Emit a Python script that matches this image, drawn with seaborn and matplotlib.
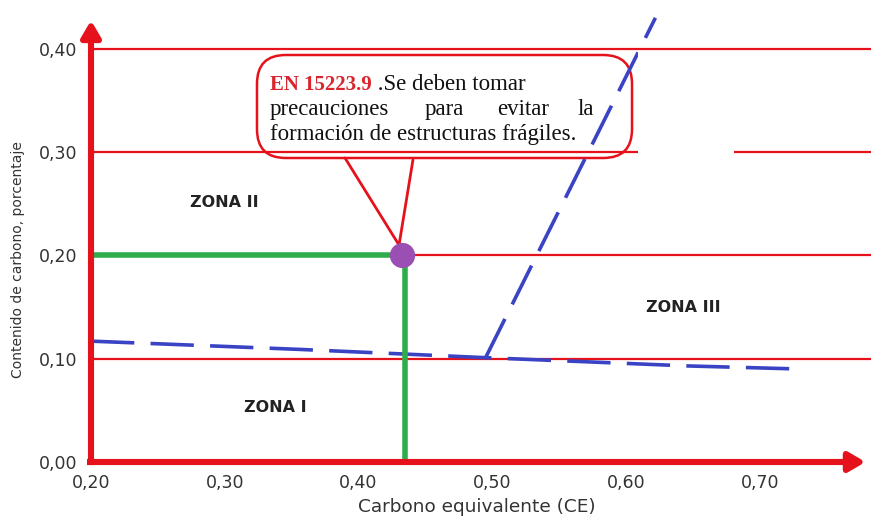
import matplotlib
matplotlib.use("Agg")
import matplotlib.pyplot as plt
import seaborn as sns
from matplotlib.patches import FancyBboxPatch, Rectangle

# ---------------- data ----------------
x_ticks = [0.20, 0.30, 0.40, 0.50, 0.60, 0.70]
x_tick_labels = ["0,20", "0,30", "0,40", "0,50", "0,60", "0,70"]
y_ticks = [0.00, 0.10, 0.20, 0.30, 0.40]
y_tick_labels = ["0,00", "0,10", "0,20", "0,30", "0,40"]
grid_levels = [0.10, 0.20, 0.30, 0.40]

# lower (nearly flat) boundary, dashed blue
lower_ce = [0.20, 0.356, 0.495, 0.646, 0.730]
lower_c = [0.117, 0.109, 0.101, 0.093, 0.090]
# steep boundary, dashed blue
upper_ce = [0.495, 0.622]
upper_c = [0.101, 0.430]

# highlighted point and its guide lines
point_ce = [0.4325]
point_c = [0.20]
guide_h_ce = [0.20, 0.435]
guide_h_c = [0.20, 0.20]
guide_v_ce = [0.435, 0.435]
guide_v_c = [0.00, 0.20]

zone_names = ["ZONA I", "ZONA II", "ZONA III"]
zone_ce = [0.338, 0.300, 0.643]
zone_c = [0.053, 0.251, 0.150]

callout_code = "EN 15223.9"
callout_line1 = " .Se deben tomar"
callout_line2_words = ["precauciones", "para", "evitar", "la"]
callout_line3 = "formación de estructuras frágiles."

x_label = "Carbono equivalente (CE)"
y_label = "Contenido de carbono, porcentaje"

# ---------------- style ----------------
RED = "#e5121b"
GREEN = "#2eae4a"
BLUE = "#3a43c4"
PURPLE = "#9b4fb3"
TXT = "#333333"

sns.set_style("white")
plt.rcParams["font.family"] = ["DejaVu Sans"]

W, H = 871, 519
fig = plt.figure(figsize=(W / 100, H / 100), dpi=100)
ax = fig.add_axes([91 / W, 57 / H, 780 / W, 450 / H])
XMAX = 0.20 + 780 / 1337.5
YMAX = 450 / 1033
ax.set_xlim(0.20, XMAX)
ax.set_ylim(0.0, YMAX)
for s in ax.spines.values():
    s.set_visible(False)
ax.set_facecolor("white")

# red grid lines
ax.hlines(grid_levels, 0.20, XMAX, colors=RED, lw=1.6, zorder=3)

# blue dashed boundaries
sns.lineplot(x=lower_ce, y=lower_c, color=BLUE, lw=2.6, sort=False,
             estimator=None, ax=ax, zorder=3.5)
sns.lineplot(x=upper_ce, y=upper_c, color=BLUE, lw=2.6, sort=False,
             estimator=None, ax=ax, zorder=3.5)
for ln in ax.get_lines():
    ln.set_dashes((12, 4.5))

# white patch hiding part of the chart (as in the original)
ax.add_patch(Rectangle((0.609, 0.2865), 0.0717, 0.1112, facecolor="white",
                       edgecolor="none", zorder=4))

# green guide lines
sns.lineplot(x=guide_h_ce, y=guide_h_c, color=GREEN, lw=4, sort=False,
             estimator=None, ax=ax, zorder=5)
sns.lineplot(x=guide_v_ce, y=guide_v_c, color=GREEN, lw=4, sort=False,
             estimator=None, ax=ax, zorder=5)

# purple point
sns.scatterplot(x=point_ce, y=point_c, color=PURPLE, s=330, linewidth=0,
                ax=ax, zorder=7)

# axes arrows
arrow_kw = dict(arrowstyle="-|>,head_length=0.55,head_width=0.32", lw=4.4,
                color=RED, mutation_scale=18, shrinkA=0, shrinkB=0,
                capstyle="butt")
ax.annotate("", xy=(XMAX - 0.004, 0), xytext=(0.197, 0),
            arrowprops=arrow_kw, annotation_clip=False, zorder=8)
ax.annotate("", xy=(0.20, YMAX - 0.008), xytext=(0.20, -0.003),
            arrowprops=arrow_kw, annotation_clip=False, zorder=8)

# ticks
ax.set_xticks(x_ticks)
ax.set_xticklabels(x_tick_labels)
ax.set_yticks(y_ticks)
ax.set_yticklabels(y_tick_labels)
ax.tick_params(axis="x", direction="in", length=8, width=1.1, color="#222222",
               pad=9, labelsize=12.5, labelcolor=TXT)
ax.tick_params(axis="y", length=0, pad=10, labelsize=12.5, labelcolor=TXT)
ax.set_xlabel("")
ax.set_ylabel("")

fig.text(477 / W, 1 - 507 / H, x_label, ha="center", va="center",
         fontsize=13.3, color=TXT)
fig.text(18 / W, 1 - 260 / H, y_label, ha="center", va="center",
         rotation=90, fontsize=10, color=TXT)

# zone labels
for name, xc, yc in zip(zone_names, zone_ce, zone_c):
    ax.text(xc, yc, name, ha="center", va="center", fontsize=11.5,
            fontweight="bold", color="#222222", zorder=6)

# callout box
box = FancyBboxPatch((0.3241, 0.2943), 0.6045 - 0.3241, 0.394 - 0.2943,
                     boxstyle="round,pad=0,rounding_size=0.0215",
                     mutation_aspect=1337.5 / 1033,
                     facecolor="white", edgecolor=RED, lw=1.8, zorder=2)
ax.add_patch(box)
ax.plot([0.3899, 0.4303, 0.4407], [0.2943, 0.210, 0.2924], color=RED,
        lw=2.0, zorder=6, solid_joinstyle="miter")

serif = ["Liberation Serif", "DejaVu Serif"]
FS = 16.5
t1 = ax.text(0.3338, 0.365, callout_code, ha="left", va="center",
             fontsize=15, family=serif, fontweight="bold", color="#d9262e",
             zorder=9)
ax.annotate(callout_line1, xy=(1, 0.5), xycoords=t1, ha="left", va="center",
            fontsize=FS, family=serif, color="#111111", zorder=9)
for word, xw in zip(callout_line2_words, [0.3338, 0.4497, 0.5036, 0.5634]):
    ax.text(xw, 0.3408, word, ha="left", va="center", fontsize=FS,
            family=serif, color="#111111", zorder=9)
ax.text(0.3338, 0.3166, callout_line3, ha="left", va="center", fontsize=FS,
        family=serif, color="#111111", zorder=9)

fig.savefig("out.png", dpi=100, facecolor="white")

__WHAT IS REQUIRED__. Print the full listing exactly, dropping the pictures.

__WRITTEN REPLY__.
Emit a Python script that matches this image, drawn with seaborn and matplotlib.
import matplotlib
matplotlib.use("Agg")
import matplotlib.pyplot as plt
import seaborn as sns
from matplotlib.patches import FancyBboxPatch, Rectangle

# ---------------- data ----------------
x_ticks = [0.20, 0.30, 0.40, 0.50, 0.60, 0.70]
x_tick_labels = ["0,20", "0,30", "0,40", "0,50", "0,60", "0,70"]
y_ticks = [0.00, 0.10, 0.20, 0.30, 0.40]
y_tick_labels = ["0,00", "0,10", "0,20", "0,30", "0,40"]
grid_levels = [0.10, 0.20, 0.30, 0.40]

# lower (nearly flat) boundary, dashed blue
lower_ce = [0.20, 0.356, 0.495, 0.646, 0.730]
lower_c = [0.117, 0.109, 0.101, 0.093, 0.090]
# steep boundary, dashed blue
upper_ce = [0.495, 0.622]
upper_c = [0.101, 0.430]

# highlighted point and its guide lines
point_ce = [0.4325]
point_c = [0.20]
guide_h_ce = [0.20, 0.435]
guide_h_c = [0.20, 0.20]
guide_v_ce = [0.435, 0.435]
guide_v_c = [0.00, 0.20]

zone_names = ["ZONA I", "ZONA II", "ZONA III"]
zone_ce = [0.338, 0.300, 0.643]
zone_c = [0.053, 0.251, 0.150]

callout_code = "EN 15223.9"
callout_line1 = " .Se deben tomar"
callout_line2_words = ["precauciones", "para", "evitar", "la"]
callout_line3 = "formación de estructuras frágiles."

x_label = "Carbono equivalente (CE)"
y_label = "Contenido de carbono, porcentaje"

# ---------------- style ----------------
RED = "#e5121b"
GREEN = "#2eae4a"
BLUE = "#3a43c4"
PURPLE = "#9b4fb3"
TXT = "#333333"

sns.set_style("white")
plt.rcParams["font.family"] = ["DejaVu Sans"]

W, H = 871, 519
fig = plt.figure(figsize=(W / 100, H / 100), dpi=100)
ax = fig.add_axes([91 / W, 57 / H, 780 / W, 450 / H])
XMAX = 0.20 + 780 / 1337.5
YMAX = 450 / 1033
ax.set_xlim(0.20, XMAX)
ax.set_ylim(0.0, YMAX)
for s in ax.spines.values():
    s.set_visible(False)
ax.set_facecolor("white")

# red grid lines
ax.hlines(grid_levels, 0.20, XMAX, colors=RED, lw=1.6, zorder=3)

# blue dashed boundaries
sns.lineplot(x=lower_ce, y=lower_c, color=BLUE, lw=2.6, sort=False,
             estimator=None, ax=ax, zorder=3.5)
sns.lineplot(x=upper_ce, y=upper_c, color=BLUE, lw=2.6, sort=False,
             estimator=None, ax=ax, zorder=3.5)
for ln in ax.get_lines():
    ln.set_dashes((12, 4.5))

# white patch hiding part of the chart (as in the original)
ax.add_patch(Rectangle((0.609, 0.2865), 0.0717, 0.1112, facecolor="white",
                       edgecolor="none", zorder=4))

# green guide lines
sns.lineplot(x=guide_h_ce, y=guide_h_c, color=GREEN, lw=4, sort=False,
             estimator=None, ax=ax, zorder=5)
sns.lineplot(x=guide_v_ce, y=guide_v_c, color=GREEN, lw=4, sort=False,
             estimator=None, ax=ax, zorder=5)

# purple point
sns.scatterplot(x=point_ce, y=point_c, color=PURPLE, s=330, linewidth=0,
                ax=ax, zorder=7)

# axes arrows
arrow_kw = dict(arrowstyle="-|>,head_length=0.55,head_width=0.32", lw=4.4,
                color=RED, mutation_scale=18, shrinkA=0, shrinkB=0,
                capstyle="butt")
ax.annotate("", xy=(XMAX - 0.004, 0), xytext=(0.197, 0),
            arrowprops=arrow_kw, annotation_clip=False, zorder=8)
ax.annotate("", xy=(0.20, YMAX - 0.008), xytext=(0.20, -0.003),
            arrowprops=arrow_kw, annotation_clip=False, zorder=8)

# ticks
ax.set_xticks(x_ticks)
ax.set_xticklabels(x_tick_labels)
ax.set_yticks(y_ticks)
ax.set_yticklabels(y_tick_labels)
ax.tick_params(axis="x", direction="in", length=8, width=1.1, color="#222222",
               pad=9, labelsize=12.5, labelcolor=TXT)
ax.tick_params(axis="y", length=0, pad=10, labelsize=12.5, labelcolor=TXT)
ax.set_xlabel("")
ax.set_ylabel("")

fig.text(477 / W, 1 - 507 / H, x_label, ha="center", va="center",
         fontsize=13.3, color=TXT)
fig.text(18 / W, 1 - 260 / H, y_label, ha="center", va="center",
         rotation=90, fontsize=10, color=TXT)

# zone labels
for name, xc, yc in zip(zone_names, zone_ce, zone_c):
    ax.text(xc, yc, name, ha="center", va="center", fontsize=11.5,
            fontweight="bold", color="#222222", zorder=6)

# callout box
box = FancyBboxPatch((0.3241, 0.2943), 0.6045 - 0.3241, 0.394 - 0.2943,
                     boxstyle="round,pad=0,rounding_size=0.0215",
                     mutation_aspect=1337.5 / 1033,
                     facecolor="white", edgecolor=RED, lw=1.8, zorder=2)
ax.add_patch(box)
ax.plot([0.3899, 0.4303, 0.4407], [0.2943, 0.210, 0.2924], color=RED,
        lw=2.0, zorder=6, solid_joinstyle="miter")

serif = ["Liberation Serif", "DejaVu Serif"]
FS = 16.5
t1 = ax.text(0.3338, 0.365, callout_code, ha="left", va="center",
             fontsize=15, family=serif, fontweight="bold", color="#d9262e",
             zorder=9)
ax.annotate(callout_line1, xy=(1, 0.5), xycoords=t1, ha="left", va="center",
            fontsize=FS, family=serif, color="#111111", zorder=9)
for word, xw in zip(callout_line2_words, [0.3338, 0.4497, 0.5036, 0.5634]):
    ax.text(xw, 0.3408, word, ha="left", va="center", fontsize=FS,
            family=serif, color="#111111", zorder=9)
ax.text(0.3338, 0.3166, callout_line3, ha="left", va="center", fontsize=FS,
        family=serif, color="#111111", zorder=9)

fig.savefig("out.png", dpi=100, facecolor="white")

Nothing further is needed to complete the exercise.